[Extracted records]
──────

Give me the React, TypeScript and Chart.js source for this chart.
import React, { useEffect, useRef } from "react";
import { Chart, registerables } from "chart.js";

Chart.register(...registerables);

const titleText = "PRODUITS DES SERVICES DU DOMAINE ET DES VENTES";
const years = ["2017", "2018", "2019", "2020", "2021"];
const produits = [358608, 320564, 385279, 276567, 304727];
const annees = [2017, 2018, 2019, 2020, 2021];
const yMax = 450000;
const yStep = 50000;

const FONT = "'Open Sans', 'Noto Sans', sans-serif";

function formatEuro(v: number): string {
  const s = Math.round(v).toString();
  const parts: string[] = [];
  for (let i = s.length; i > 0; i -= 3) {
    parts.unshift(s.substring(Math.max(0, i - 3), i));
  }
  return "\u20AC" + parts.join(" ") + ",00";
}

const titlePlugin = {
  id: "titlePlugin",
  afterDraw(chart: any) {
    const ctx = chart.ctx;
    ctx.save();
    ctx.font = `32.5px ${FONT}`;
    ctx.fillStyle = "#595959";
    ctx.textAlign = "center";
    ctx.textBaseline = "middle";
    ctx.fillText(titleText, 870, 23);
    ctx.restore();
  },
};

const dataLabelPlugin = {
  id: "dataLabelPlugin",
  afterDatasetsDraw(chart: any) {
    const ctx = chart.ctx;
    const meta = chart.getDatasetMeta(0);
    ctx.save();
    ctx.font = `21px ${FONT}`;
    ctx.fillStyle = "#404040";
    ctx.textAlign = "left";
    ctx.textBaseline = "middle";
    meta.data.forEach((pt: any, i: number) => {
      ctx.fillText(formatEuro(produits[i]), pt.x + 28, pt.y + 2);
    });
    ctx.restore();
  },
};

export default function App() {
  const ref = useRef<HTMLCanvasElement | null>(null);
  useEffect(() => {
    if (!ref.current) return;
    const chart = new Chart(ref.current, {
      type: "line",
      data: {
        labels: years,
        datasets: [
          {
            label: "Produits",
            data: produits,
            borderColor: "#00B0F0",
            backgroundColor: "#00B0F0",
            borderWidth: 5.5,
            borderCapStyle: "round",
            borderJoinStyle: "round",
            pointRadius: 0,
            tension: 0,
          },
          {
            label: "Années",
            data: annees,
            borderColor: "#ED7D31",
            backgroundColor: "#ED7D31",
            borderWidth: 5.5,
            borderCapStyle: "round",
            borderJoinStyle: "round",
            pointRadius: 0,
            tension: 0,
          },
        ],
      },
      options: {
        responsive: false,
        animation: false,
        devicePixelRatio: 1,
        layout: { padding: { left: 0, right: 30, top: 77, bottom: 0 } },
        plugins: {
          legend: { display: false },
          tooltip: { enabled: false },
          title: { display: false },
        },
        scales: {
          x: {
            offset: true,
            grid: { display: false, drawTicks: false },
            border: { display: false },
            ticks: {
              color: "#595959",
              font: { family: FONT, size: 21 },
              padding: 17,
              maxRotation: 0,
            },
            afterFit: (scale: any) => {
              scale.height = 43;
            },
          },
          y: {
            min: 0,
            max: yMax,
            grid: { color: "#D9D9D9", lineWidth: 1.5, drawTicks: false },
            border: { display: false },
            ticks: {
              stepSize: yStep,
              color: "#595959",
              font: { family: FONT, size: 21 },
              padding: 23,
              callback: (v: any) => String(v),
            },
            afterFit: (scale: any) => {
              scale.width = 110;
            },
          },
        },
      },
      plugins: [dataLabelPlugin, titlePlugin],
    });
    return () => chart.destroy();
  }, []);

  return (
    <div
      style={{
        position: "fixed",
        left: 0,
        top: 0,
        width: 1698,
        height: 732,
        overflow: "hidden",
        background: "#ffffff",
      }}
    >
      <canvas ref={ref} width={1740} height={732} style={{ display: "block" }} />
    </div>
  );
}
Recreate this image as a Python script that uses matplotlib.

──────

▶ Task details: All of the data above should be transcribed exactly.

▶ The output:
Give me the React, TypeScript and Chart.js source for this chart.
import React, { useEffect, useRef } from "react";
import { Chart, registerables } from "chart.js";

Chart.register(...registerables);

const titleText = "PRODUITS DES SERVICES DU DOMAINE ET DES VENTES";
const years = ["2017", "2018", "2019", "2020", "2021"];
const produits = [358608, 320564, 385279, 276567, 304727];
const annees = [2017, 2018, 2019, 2020, 2021];
const yMax = 450000;
const yStep = 50000;

const FONT = "'Open Sans', 'Noto Sans', sans-serif";

function formatEuro(v: number): string {
  const s = Math.round(v).toString();
  const parts: string[] = [];
  for (let i = s.length; i > 0; i -= 3) {
    parts.unshift(s.substring(Math.max(0, i - 3), i));
  }
  return "\u20AC" + parts.join(" ") + ",00";
}

const titlePlugin = {
  id: "titlePlugin",
  afterDraw(chart: any) {
    const ctx = chart.ctx;
    ctx.save();
    ctx.font = `32.5px ${FONT}`;
    ctx.fillStyle = "#595959";
    ctx.textAlign = "center";
    ctx.textBaseline = "middle";
    ctx.fillText(titleText, 870, 23);
    ctx.restore();
  },
};

const dataLabelPlugin = {
  id: "dataLabelPlugin",
  afterDatasetsDraw(chart: any) {
    const ctx = chart.ctx;
    const meta = chart.getDatasetMeta(0);
    ctx.save();
    ctx.font = `21px ${FONT}`;
    ctx.fillStyle = "#404040";
    ctx.textAlign = "left";
    ctx.textBaseline = "middle";
    meta.data.forEach((pt: any, i: number) => {
      ctx.fillText(formatEuro(produits[i]), pt.x + 28, pt.y + 2);
    });
    ctx.restore();
  },
};

export default function App() {
  const ref = useRef<HTMLCanvasElement | null>(null);
  useEffect(() => {
    if (!ref.current) return;
    const chart = new Chart(ref.current, {
      type: "line",
      data: {
        labels: years,
        datasets: [
          {
            label: "Produits",
            data: produits,
            borderColor: "#00B0F0",
            backgroundColor: "#00B0F0",
            borderWidth: 5.5,
            borderCapStyle: "round",
            borderJoinStyle: "round",
            pointRadius: 0,
            tension: 0,
          },
          {
            label: "Années",
            data: annees,
            borderColor: "#ED7D31",
            backgroundColor: "#ED7D31",
            borderWidth: 5.5,
            borderCapStyle: "round",
            borderJoinStyle: "round",
            pointRadius: 0,
            tension: 0,
          },
        ],
      },
      options: {
        responsive: false,
        animation: false,
        devicePixelRatio: 1,
        layout: { padding: { left: 0, right: 30, top: 77, bottom: 0 } },
        plugins: {
          legend: { display: false },
          tooltip: { enabled: false },
          title: { display: false },
        },
        scales: {
          x: {
            offset: true,
            grid: { display: false, drawTicks: false },
            border: { display: false },
            ticks: {
              color: "#595959",
              font: { family: FONT, size: 21 },
              padding: 17,
              maxRotation: 0,
            },
            afterFit: (scale: any) => {
              scale.height = 43;
            },
          },
          y: {
            min: 0,
            max: yMax,
            grid: { color: "#D9D9D9", lineWidth: 1.5, drawTicks: false },
            border: { display: false },
            ticks: {
              stepSize: yStep,
              color: "#595959",
              font: { family: FONT, size: 21 },
              padding: 23,
              callback: (v: any) => String(v),
            },
            afterFit: (scale: any) => {
              scale.width = 110;
            },
          },
        },
      },
      plugins: [dataLabelPlugin, titlePlugin],
    });
    return () => chart.destroy();
  }, []);

  return (
    <div
      style={{
        position: "fixed",
        left: 0,
        top: 0,
        width: 1698,
        height: 732,
        overflow: "hidden",
        background: "#ffffff",
      }}
    >
      <canvas ref={ref} width={1740} height={732} style={{ display: "block" }} />
    </div>
  );
}
Recreate this image as a Python script that uses matplotlib.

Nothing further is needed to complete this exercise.